The visual component of Playpen is based loosely on Kosslyn's model of vision and imagery [Kosslyn, 1994]. Figure 8 shows how vision and language interact in the model.
The overall organization of the network is such that higher layers roughly preserve the spatial relations within lower layers; higher representations are more abstract than lower ones. The input visual layers, the Visual Buffer, are topological maps. The Visual Buffer performs bottom-up object segregation. The Attention Window is a mainly stimulus-driven mechanism which zooms in on a part of scene in the Visual Buffer corresponding roughly to a putative object. The Attention Window passes on a region in the Visual Buffer to the What system, which categorizes the object which is in the Attention Window, adding a representation of the object to an Object Short-Term Memory, a component not found in Kosslyn's model. The Where system receives the entire scene from the Visual Buffer. The segregation of the scene into regions associated with the different objects is preserved, but lower-level layers in this system are responsible for assigning perspective to the scene, both object-centered and viewer-centered, and higher-level layers extract salient dimensions such as position along the vertical dimension and object size. The representations provide input to the Spatial Relation Concepts layer, where the system categorizes spatial relations pre-linguistically. The Object Short-Term Memory and the Spatial Relation Concept layer interact so that it is possible for a relation together with its arguments to be represented, as is required, for example, for the meaning of a spatial relation expression.
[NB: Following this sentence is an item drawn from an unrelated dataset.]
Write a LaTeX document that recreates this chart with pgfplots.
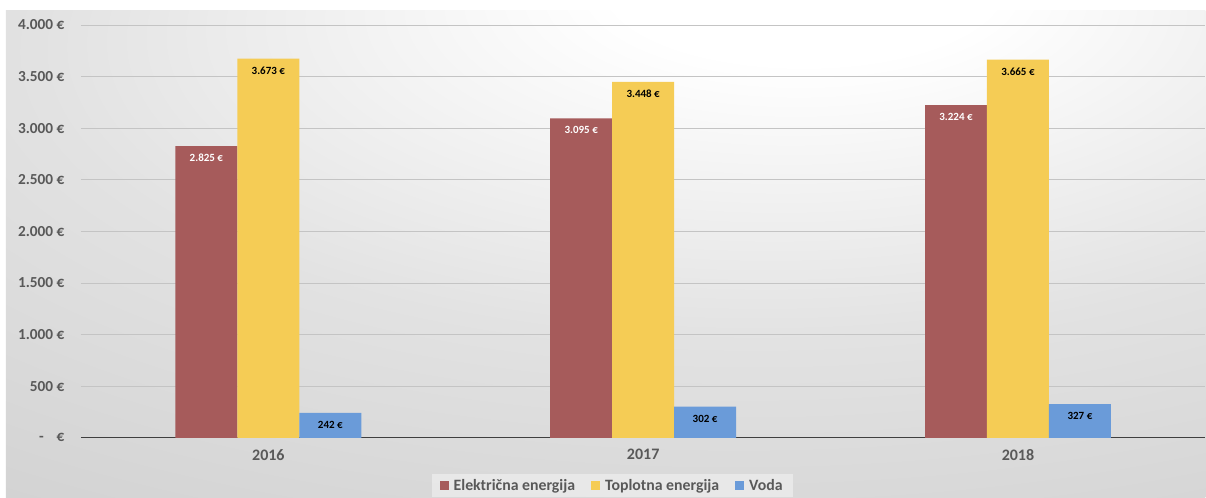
\documentclass[border=0pt]{standalone}
\usepackage{pgfplots}
\pgfplotsset{compat=1.18}
\usepackage{fontspec}
\setmainfont{Carlito}

\definecolor{elec}{HTML}{A65B5B}
\definecolor{topl}{HTML}{F5CC55}
\definecolor{voda}{HTML}{6A9BD9}
\definecolor{lbl}{HTML}{595959}
\definecolor{gridc}{HTML}{C4C4C4}
\definecolor{axisc}{HTML}{3F3F3F}
\definecolor{bgmid}{HTML}{E2E2E2}
\definecolor{bgfar}{HTML}{CFCFCF}
\definecolor{bgout}{HTML}{BFBFBF}

% soft radial backdrop, brightest near the top centre
\pgfdeclareradialshading{chartbg}{\pgfpoint{9bp}{30bp}}{%
  color(0bp)=(white); color(8bp)=(white); color(30bp)=(bgmid);
  color(55bp)=(bgfar); color(85bp)=(bgout); color(100bp)=(bgout)}

\begin{document}
\begin{tikzpicture}
\path[fill=white] (-81pt,-60pt) rectangle (1125pt,438pt);
\path[shading=chartbg] (-75pt,-60pt) rectangle (1125pt,427pt);
\begin{axis}[
  at={(0pt,0pt)}, anchor=south west,
  scale only axis, width=1125pt, height=413pt,
  xmin=-0.5, xmax=2.5, ymin=0, ymax=4000,
  ybar=0pt, bar width=62pt,
  axis line style={draw=none},
  major tick length=0pt,
  xtick={0,1,2}, xticklabels={2016,2017,2018},
  ytick={500,1000,...,4000},
  yticklabels={{500 €},{1.000 €},{1.500 €},{2.000 €},{2.500 €},{3.000 €},{3.500 €},{4.000 €}},
  extra y ticks={0},
  extra y tick labels={{-\hspace{13pt}€}},
  extra y tick style={grid style={color=axisc, line width=1.3pt}},
  ymajorgrids, grid style={color=gridc, line width=0.9pt},
  tick label style={font=\fontsize{15.3}{17}\selectfont\bfseries, text=lbl},
  yticklabel style={xshift=-13pt},
  xticklabel style={yshift=-8pt, font=\fontsize{16}{18}\selectfont\bfseries},
  /pgf/number format/assume math mode=true,
  nodes near coords={\pgfmathprintnumber[fixed,precision=0,1000 sep={.}]{\pgfplotspointmeta}~€},
  every node near coord/.append style={anchor=center, yshift=-12pt,
    font=\fontsize{11}{13}\selectfont\bfseries, text=black},
  legend image code/.code={\fill[#1, fill opacity=1] (0pt,-4.5pt) rectangle (9pt,4.5pt);
    \path (12pt,0pt);},
  legend style={at={(0.4724,-0.115)}, anchor=center, legend columns=-1,
    draw=none, fill=white, fill opacity=0.4, text opacity=1,
    inner xsep=8pt, inner ysep=3pt,
    font=\fontsize{15.8}{18}\selectfont\bfseries, text=lbl,
    /tikz/every even column/.append style={column sep=14pt}},
  legend cell align=left,
]
\addplot[fill=elec, draw=none, every node near coord/.append style={text=white}]
  coordinates {(0,2825) (1,3095) (2,3224)};
\addplot[fill=topl, draw=none]
  coordinates {(0,3673) (1,3448) (2,3665)};
\addplot[fill=voda, draw=none]
  coordinates {(0,242) (1,302) (2,327)};
\legend{Električna energija, Toplotna energija, Voda}
\end{axis}
\end{tikzpicture}
\end{document}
The Language layer has units for two types of words, nouns and relation terms (prepositions in English). The What side of the visual system connects to the nouns, permitting labeling of objects and, in the comprehension direction, the understanding of nouns as visual patterns within the What system and the Visual Buffer. The Where side of the visual system connects to the relation terms, permitting labeling of relations and, in the comprehension direction, together with the What side, the understanding of relation expressions as visual patterns in the Where system and the Visual Buffer.